Buckley’s home in Sharon, Conn., also served as the birthplace of Young Americans for Freedom, which became the nation’s largest conservative youth group. The group’s Sharon Statement outlined the principles of modern conservatism: individual liberty, limited government, the U.S. Constitution, federalism, the free-market economy and a strong national defense.
Those were the principles that Buckley and the conservatives in his orbit advanced from National Review’s founding in 1955, through the Barry Goldwater presidential campaign in 1964 and on to the election of Ronald Reagan in 1980, and even the Republican takeover of Congress in 1994. Conservatives who had been inspired by Buckley and Goldwater believed in 1980 and 1994 that their movement had finally achieved success.
In the 1994 Contract with America, conservatives declared that they would deliver “the end of government that is too big, too intrusive, and too easy with the public’s money.” Then in 2000, for the first time Republicans took control of both houses of Congress and the White House. At last, conservatives believed, they would be able to deliver on the agenda they had been advancing for decades.

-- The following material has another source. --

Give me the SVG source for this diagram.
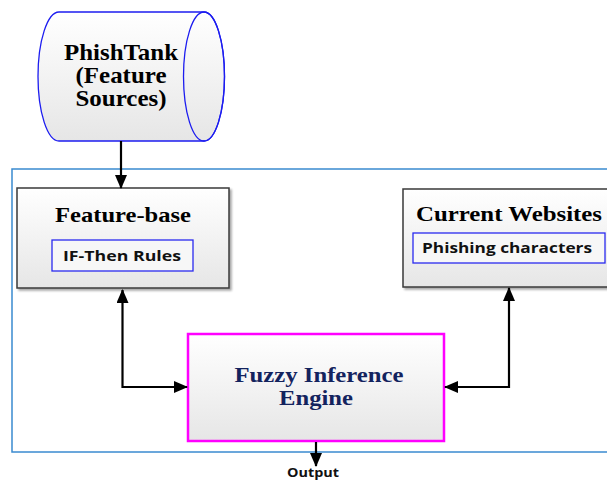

What happened? Republicans increased federal spending by a trillion dollars in six years. They passed the biggest expansion of entitlements since the LBJ years. They federalized education. They gave unprecedented power to the executive. They launched a massive nation-building project thousands of miles from home, to do in Iraq what conservatives would never expect government to do in the United States.
Even worse, the conservative intellectual movement abandoned its limited-government roots. The neoconservatives, who drifted over from the radical left, brought their commitment to an expansive government intimately involved in shaping the social and economic life of the nation. They transformed conservatism from rugged individualism to “national greatness.” The religious right demanded that government impose their social values on the whole country. Conservatives who had once rallied to a famous Reagan declaration — that “government is not the solution to our problem; government is the problem” — became loyal supporters of George W. Bush, who said, rather differently, “When somebody hurts, government has got to move.”
Buckley’s conservatives decried the shift of power from the states to the federal government and from Congress to the imperial presidency. Russell Kirk, a founding editor of National Review, wrote that conservatives seek to “limit and balance political power.” But in the Bush years, conservatives have sought to nationalize education, marriage law, family medical decisions and gun crimes.